Should I set 'self' in all options

Usually you will trust your own site for all directives; however, I usually only add 'self' when it shows up as a violation. None of these directives is inherited, except some directives will default to 'default-src' if not set explicitly.

Should I set '*' in all options?

Usually you would want to keep security as strict as possible while still allowing your application to run. Therefore, '*' should be avoided.

Can I have a different policy for each page?

The W3C specification allows for a different policy for each page, this plugin was not written with page-level security capability.

Can I have some options enforced and some report-only?

The W3C specification allows for this functionality; this plugin does not support this capability.

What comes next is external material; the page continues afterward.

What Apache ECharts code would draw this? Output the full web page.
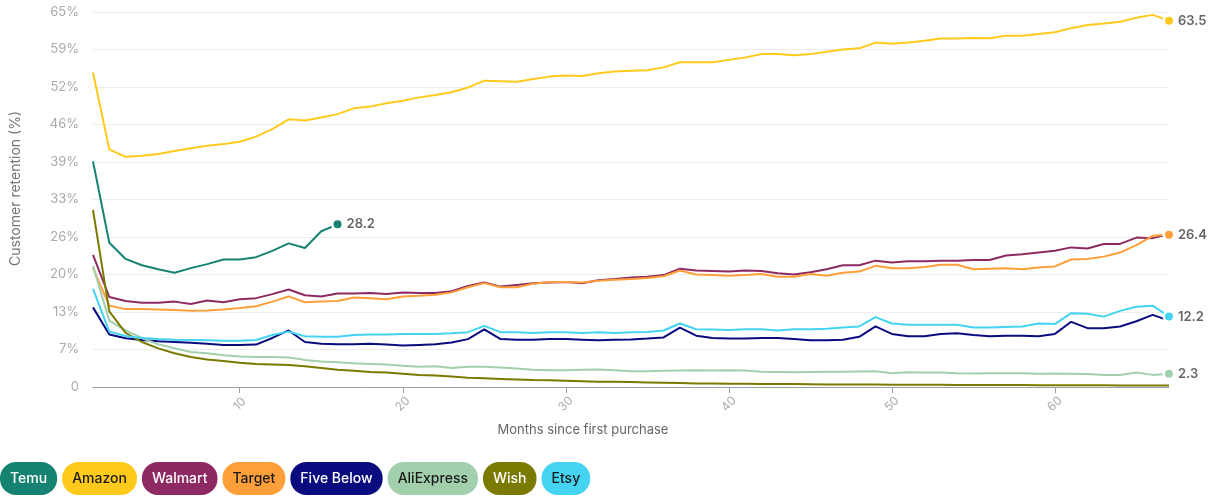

No errors are getting logged

  1. First check that your site is producing CSP errors by starting the developer tools in your browser (usually F12) and checking for messages in the console output.
  2. If nothing is in the console output then check the page has a CSP header by looking at the page in the 'network' tab of the dev tools. Check the 'response' has a header called 'content-security-policy' or 'content-security-policy-report-only' - if this is misisng then the plugin is not running or CSP is not enabled.
  3. If there is a CSP header and nothing is reported in the console then you have no violations and everything is running as it should. Yippee!
  4. If there is a CSP header and errors in the console then the REST route might not be registered properly. Go to /wp-json and look for 'wpcsp' (usually CTRL-F for find and type in wpcsp) - if nothing is listed then the REST route is not getting registered.
  5. Look in the PHP error logs for an error - post the error, file name and line number in the support forums and I should be able to work out why it's failing.

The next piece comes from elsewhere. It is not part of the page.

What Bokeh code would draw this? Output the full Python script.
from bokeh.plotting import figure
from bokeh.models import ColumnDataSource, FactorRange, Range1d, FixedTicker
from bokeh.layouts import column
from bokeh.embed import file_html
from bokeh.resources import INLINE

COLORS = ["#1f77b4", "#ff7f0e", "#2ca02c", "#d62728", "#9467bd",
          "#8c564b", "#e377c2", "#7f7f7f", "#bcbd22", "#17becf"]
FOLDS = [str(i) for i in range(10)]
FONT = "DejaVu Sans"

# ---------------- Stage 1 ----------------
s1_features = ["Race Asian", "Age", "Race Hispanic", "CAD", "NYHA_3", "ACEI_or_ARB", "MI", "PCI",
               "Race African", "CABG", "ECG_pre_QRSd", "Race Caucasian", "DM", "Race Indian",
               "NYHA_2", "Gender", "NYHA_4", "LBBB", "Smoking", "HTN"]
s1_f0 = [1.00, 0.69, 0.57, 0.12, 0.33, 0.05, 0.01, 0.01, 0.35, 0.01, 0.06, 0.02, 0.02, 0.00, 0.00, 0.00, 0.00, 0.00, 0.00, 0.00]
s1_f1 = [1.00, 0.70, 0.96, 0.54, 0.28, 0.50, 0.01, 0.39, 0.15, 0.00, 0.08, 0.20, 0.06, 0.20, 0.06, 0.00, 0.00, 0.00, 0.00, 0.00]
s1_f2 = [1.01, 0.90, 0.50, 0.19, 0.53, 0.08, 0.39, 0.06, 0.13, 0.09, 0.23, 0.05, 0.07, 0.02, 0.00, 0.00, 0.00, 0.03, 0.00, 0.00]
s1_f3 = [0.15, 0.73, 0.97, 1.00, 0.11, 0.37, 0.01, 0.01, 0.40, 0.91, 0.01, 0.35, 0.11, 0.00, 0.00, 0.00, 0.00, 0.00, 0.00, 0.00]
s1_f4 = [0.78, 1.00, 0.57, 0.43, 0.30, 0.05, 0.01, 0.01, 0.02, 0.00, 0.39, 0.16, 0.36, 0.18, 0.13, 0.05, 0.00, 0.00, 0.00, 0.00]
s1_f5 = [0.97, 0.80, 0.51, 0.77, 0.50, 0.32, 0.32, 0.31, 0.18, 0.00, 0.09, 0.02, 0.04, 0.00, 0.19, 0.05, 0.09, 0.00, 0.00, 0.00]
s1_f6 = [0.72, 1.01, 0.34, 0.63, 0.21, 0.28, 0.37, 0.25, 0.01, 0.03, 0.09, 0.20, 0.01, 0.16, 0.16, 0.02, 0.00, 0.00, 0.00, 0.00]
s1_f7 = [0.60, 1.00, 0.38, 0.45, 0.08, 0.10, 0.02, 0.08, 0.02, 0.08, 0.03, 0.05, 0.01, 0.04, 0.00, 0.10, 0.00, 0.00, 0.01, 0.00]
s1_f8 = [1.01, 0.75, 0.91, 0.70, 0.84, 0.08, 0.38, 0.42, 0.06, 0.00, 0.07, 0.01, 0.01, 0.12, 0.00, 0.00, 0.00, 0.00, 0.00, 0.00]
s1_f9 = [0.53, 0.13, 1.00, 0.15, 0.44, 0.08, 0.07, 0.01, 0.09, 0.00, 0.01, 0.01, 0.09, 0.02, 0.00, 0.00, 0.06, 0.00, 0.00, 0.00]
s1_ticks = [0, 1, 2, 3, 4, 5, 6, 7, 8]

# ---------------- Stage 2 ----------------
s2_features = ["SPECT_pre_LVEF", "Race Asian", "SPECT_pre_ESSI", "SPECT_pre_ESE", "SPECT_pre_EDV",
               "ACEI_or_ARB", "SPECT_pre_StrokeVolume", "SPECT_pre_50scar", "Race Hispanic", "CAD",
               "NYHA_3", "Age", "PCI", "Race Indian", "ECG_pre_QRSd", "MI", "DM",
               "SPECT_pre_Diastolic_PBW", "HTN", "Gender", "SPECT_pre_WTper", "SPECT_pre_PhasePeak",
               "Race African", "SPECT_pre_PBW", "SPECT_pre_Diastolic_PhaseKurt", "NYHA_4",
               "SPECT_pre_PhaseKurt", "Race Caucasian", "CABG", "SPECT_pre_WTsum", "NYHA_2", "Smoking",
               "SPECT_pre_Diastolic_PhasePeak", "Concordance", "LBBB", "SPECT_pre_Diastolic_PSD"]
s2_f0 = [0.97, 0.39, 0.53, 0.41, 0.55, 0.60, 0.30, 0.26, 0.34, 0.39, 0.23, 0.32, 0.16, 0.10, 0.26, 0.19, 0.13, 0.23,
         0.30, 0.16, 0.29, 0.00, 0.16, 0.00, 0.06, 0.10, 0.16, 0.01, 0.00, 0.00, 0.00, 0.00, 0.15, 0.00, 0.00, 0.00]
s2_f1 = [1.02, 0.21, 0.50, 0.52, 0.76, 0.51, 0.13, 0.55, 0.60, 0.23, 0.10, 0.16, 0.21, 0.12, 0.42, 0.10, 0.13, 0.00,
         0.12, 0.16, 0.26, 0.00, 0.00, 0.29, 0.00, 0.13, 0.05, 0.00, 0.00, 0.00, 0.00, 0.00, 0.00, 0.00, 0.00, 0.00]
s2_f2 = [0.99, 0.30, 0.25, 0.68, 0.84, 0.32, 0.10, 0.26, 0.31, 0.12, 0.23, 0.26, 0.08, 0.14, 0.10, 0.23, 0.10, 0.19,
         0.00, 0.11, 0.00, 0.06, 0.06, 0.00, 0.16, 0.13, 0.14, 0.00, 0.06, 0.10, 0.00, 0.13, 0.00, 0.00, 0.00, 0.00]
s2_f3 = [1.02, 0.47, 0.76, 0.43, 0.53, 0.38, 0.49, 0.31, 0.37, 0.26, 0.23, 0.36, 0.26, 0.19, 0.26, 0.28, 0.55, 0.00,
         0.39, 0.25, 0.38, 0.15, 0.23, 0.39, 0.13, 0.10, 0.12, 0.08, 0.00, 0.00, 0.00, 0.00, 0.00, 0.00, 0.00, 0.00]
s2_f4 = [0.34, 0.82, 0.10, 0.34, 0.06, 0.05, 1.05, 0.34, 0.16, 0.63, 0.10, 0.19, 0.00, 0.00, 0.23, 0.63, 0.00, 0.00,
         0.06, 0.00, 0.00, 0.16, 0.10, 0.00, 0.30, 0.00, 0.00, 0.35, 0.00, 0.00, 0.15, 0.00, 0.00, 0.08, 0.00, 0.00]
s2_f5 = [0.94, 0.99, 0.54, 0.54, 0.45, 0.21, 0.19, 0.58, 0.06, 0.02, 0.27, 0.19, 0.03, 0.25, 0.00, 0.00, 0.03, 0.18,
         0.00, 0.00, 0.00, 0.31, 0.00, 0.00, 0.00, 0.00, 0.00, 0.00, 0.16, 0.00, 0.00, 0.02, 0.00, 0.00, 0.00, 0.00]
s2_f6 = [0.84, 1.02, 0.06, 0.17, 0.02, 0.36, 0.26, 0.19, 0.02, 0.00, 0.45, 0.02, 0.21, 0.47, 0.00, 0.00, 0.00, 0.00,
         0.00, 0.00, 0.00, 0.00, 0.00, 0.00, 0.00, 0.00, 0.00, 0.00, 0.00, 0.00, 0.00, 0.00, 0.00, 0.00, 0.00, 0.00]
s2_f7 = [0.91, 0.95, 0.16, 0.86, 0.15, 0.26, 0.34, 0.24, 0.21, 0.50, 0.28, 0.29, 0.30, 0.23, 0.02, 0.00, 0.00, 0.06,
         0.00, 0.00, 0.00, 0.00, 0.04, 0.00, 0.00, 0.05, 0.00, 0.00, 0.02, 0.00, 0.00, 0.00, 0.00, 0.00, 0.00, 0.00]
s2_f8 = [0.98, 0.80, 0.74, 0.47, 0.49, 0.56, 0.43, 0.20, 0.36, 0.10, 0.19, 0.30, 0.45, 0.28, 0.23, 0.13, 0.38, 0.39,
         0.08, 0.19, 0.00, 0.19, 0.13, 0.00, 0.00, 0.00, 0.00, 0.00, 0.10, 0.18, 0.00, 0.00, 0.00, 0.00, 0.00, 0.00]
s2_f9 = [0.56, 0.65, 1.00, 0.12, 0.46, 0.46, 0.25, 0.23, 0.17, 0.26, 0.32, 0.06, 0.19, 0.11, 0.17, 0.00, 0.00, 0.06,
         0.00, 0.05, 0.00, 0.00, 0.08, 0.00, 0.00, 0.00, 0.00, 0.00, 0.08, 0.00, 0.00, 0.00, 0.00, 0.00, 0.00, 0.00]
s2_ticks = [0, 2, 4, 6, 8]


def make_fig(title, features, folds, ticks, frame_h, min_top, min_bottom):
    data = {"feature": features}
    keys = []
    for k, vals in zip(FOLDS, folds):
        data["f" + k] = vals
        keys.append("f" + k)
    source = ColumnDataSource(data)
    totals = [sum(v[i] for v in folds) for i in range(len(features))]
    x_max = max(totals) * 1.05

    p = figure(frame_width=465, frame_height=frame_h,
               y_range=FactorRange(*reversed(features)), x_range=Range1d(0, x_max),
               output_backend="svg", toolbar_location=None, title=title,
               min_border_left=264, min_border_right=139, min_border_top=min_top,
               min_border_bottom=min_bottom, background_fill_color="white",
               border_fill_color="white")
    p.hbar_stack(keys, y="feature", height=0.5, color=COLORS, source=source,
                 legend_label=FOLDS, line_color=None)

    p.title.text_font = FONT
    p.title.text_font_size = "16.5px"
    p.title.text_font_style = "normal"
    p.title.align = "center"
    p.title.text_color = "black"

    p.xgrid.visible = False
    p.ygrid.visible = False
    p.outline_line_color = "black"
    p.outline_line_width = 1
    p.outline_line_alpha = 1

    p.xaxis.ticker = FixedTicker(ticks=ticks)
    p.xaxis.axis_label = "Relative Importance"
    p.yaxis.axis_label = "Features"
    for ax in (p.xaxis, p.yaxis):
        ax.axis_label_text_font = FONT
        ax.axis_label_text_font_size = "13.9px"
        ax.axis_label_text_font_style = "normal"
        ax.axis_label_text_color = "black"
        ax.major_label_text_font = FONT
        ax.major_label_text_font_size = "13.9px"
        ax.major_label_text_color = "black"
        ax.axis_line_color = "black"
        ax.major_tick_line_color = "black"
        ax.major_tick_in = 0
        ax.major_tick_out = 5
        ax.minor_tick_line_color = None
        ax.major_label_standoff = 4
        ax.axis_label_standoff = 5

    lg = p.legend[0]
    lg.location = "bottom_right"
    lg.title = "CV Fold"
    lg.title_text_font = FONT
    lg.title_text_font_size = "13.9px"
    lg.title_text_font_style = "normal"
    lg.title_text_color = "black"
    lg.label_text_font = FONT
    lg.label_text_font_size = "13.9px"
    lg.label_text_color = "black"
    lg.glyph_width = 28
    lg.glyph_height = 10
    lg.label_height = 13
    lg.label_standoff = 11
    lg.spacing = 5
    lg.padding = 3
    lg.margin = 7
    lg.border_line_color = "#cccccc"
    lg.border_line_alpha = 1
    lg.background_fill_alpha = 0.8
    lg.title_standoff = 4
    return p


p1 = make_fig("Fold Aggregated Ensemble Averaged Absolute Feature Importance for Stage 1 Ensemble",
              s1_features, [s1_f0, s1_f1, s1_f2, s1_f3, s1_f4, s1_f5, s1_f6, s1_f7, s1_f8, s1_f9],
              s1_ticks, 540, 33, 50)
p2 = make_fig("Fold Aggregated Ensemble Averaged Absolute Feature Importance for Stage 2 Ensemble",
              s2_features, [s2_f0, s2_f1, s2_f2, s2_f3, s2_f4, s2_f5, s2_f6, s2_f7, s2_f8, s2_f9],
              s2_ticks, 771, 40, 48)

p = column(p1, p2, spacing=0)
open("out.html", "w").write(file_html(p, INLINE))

CSP v3 Inline Scripts/Styles

Inline scripts and styles can be dangerous, you do not know which scripts wrote them and probably don't want them run if you can avoid it. When you use 'script-dynamic', the "unsafe-eval" and "unsafe-inline stop working and the browser will say in the console "Note that 'unsafe-inline' is ignored if either a hash or nonce value is present in the source list." To fix this either:

  • Put all the scripts and/or style code into files and include the files.
  • If the browser returns "Either the 'unsafe-inline' keyword, a hash ('sha256-h3SEZNZpOYg4jp6TCkoWN7Z477Qt3q1owH0SPbz+a4M='), or a nonce ('nonce-...') is required to enable inline execution." - you can take the SHA number (including single quotes) and put that in the policy line.

How Big Does The Database Get

This is different for all sites. The plugin will automatically delete records older than one week to keep the size managable. Also, if too many records are found the system will only report on the worse errors to avoid locking your browser.

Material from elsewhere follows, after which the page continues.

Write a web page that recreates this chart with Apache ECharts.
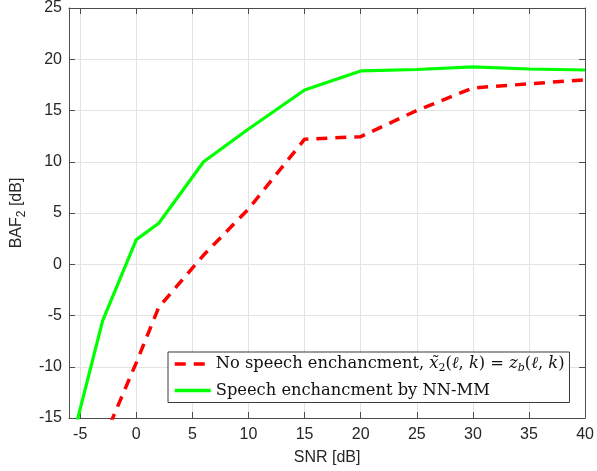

Handling the Violation Reports/Errors Is A Big Resouce Drain

Every error output by your browser is likely to result in a call to the server to log the error - if a page has 20 errors that's 20 calls to your server - this can be a lot of processing power. To avoid this change the "Log Violations" option from "Yes, All" to "Yes - 10%", "Yes - 1%', or "Yes - 0.1%" - in each case the plugin will randomly allow only a set fraction of your visitors to report errors back to the server, they're still enfored at the browser but no report will come back to your site.